Итак, перемирие было подписано. Но не верил Наполеон в серьёзность шансов на заключение такого мира, к которому он стремился. А другого он твёрдо решил не подписывать.
Всё или ничего. С этим лозунгом Наполеон начал великую борьбу 1813 г. и с этим лозунгом продолжал её. Даже на острове Св. Елены, проиграв всё, потеряв личную свободу, император никогда не выражал ни малейшего раскаяния в совершённой ошибке, потому что для него это поведение вовсе не было ошибкой. «Если бы я был не собой, а своим собственным внуком, — иронически говаривал он, — я мог бы возвратиться побеждённым и царствовать после потерь». И ещё несколько раз он пояснял свою мысль, говоря о разнице между собой и монархами, царствующими по наследственному праву.

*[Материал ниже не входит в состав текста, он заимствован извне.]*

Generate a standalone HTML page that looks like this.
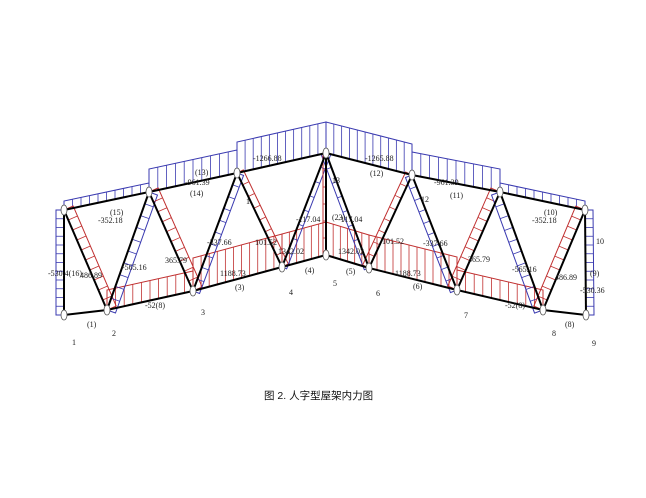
<!DOCTYPE html>
<html><head><meta charset="utf-8"><style>
body{margin:0;background:#fff;width:646px;height:498px;overflow:hidden}
svg{position:absolute;left:0;top:0}
.t{font-family:"Liberation Serif",serif;font-size:8px;fill:#222}
.cap{position:absolute;left:264px;top:388px;font-family:"Liberation Sans","Noto Sans CJK SC",sans-serif;font-size:10.5px;color:#111}
</style></head><body>
<svg id="s" width="646" height="498" xmlns="http://www.w3.org/2000/svg"></svg>
<div class="cap">图 2. 人字型屋架内力图</div>
<script>
const S=document.getElementById('s');let h='';
const B='#3a3ab0',R='#c03030';
function band(a,b,ox,oy,col,n){
  h+=`<polyline points="${a[0]},${a[1]} ${a[0]+ox},${a[1]+oy} ${b[0]+ox},${b[1]+oy} ${b[0]},${b[1]}" fill="none" stroke="${col}" stroke-width="1"/>`;
  for(let i=1;i<n;i++){const t=i/n,x=a[0]+(b[0]-a[0])*t,y=a[1]+(b[1]-a[1])*t;
    h+=`<line x1="${x}" y1="${y}" x2="${x+ox}" y2="${y+oy}" stroke="${col}" stroke-width="0.8"/>`;}
}
function perp(a,b,d,col,n){const dx=b[0]-a[0],dy=b[1]-a[1],L=Math.hypot(dx,dy);band(a,b,-dy/L*d,dx/L*d,col,n);}
const b1=[64,315],b2=[107,310],b3=[193,291],b4=[282,267],b5=[326,255],b6=[369,268],b7=[457,290],b8=[543,310],b9=[586,315];
const t1=[64,210],t2=[149,192],t3=[237,173],ap=[326,153],t4=[412,175],t5=[500,192],t6=[585,210];
band(t1,t2,0,-9,B,10);band(t2,t3,0,-23,B,10);band(t3,ap,0,-31,B,11);
band(ap,t4,0,-31,B,11);band(t4,t5,0,-23,B,10);band(t5,t6,0,-9,B,10);
band(t1,b1,-8,0,B,12);band(t6,b9,8,0,B,12);
band(b2,b3,0,-20,R,10);band(b3,b4,0,-33,R,11);band(b4,b5,0,-33,R,6);
band(b5,b6,0,-33,R,6);band(b6,b7,0,-33,R,11);band(b7,b8,0,-20,R,10);
perp(t1,b2,-10,R,10);perp(b2,t2,9,B,10);perp(t2,b3,-10,R,10);perp(b3,t3,7,B,10);perp(t3,b4,-7,R,8);perp(b4,ap,5,B,8);
perp(ap,b6,5,B,8);perp(b6,t4,-7,R,8);perp(t4,b7,7,B,10);perp(b7,t5,-10,R,10);perp(t5,b8,9,B,10);perp(b8,t6,-10,R,10);
band(ap,b5,-3,0,R,6);
const m=[[b1,b2],[b2,b3],[b3,b4],[b4,b5],[b5,b6],[b6,b7],[b7,b8],[b8,b9],[t1,t2],[t2,t3],[t3,ap],[ap,t4],[t4,t5],[t5,t6],[t1,b1],[t6,b9],[ap,b5],
[t1,b2],[b2,t2],[t2,b3],[b3,t3],[t3,b4],[b4,ap],[ap,b6],[b6,t4],[t4,b7],[b7,t5],[t5,b8],[b8,t6]];
m.forEach(([a,b])=>h+=`<line x1="${a[0]}" y1="${a[1]}" x2="${b[0]}" y2="${b[1]}" stroke="#000" stroke-width="2"/>`);
[b1,b2,b3,b4,b5,b6,b7,b8,b9,t1,t2,t3,ap,t4,t5,t6].forEach(p=>h+=`<ellipse cx="${p[0]}" cy="${p[1]}" rx="3" ry="5" fill="#fff" stroke="#555" stroke-width="0.8"/>`);
const L=[[72,345,'1'],[112,336,'2'],[201,315,'3'],[289,295,'4'],[333,286,'5'],[376,296,'6'],[464,318,'7'],[552,336,'8'],[592,346,'9'],[596,244,'10'],
[87,327,'(1)'],[235,290,'(3)'],[305,273,'(4)'],[346,274,'(5)'],[413,289,'(6)'],[565,327,'(8)'],[145,308,'-52(8)'],[505,308,'-52(8)'],
[220,276,'1188.73'],[278,254,'1342.02'],[338,254,'1342.02'],[395,276,'1188.73'],[253,161,'-1266.88'],[365,161,'-1265.88'],
[195,175,'(13)'],[370,176,'(12)'],[185,185,'-961.39'],[434,185,'-961.39'],[190,196,'(14)'],[450,198,'(11)'],
[98,223,'-352.18'],[110,215,'(15)'],[532,223,'-352.18'],[544,215,'(10)'],[48,276,'-530.4(16)'],[580,293,'-530.36'],[590,276,'(9)'],
[80,278,'486.89'],[555,280,'486.89'],[122,270,'-565.16'],[512,272,'-565.16'],[165,263,'365.79'],[468,262,'365.79'],
[207,245,'-337.66'],[423,246,'-337.66'],[255,245,'101.52'],[382,244,'101.52'],[296,222,'-117.04'],[338,222,'-117.04'],[332,220,'(23)'],[332,183,'13'],[421,202,'12'],[246,204,'1']];
L.forEach(([x,y,s])=>h+=`<text class="t" x="${x}" y="${y}">${s}</text>`);
S.innerHTML=h;
</script>
</body></html>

После ужасов московского похода, приведших в подавленное состояние почти всё население Франции, Париж встретил Наполеона беспрекословным повиновением. Он так же встретил бы его и подавно, если бы после блестящей весенней кампании 1813 г. он вернулся, сохранив все колоссальные свои владения, и без далёкой балканской, ненужной Иллирии, пожертвовав только Варшавским герцогством и Рейнским союзом, где он даже и правил не лично, а через вассалов, которые вовсе не входили в состав его империи. Но он знал, что эти уступки, этот отказ от мысли доделать мировую империю означали бы и экономическую и политическую победу Англии. Та задача, которую он считал своей, оставалась бы невыполненной, французская торговля и промышленность были бы дальше бессильны бороться с английской, кризис 1811 г. стал бы хроническим явлением, безработица тоже, «революция пустого желудка», не боящаяся пуль, свила бы себе прочное гнездо в рабочих центрах, в столице и провинции, а буржуазии он, верный, могучий её вождь в экономической борьбе против Англии, стал бы просто не нужен. Во имя чего французская буржуазия и дальше переносила бы его неслыханный деспотизм? А править иначе он и не хотел и органически не мог. Вот что заставило Наполеона — как раз в те самые дни, когда Меттерних выбивался из сил, чтобы убедить его отказаться от Гамбурга, Бремена и Любека, — послать туда Даву с жестокими приказами о расстрелах и конфискациях. Вот что побуждало его думать не о мире и возвращении в Париж, но о походе снова на Вислу и Неман, вот что сделало переговоры Праге пустой комедией. Ему говорили об уступке Гамбурга, а он думал о Немане; ему предлагали отказаться от Иллирии, а он всё ещё не отзывал из Турции, Персии, Сирии, Египта своих агентов и разведчиков, которых послал туда перед походом на Россию. Спор этот могли решить только пушки, а не дипломатические тонкости.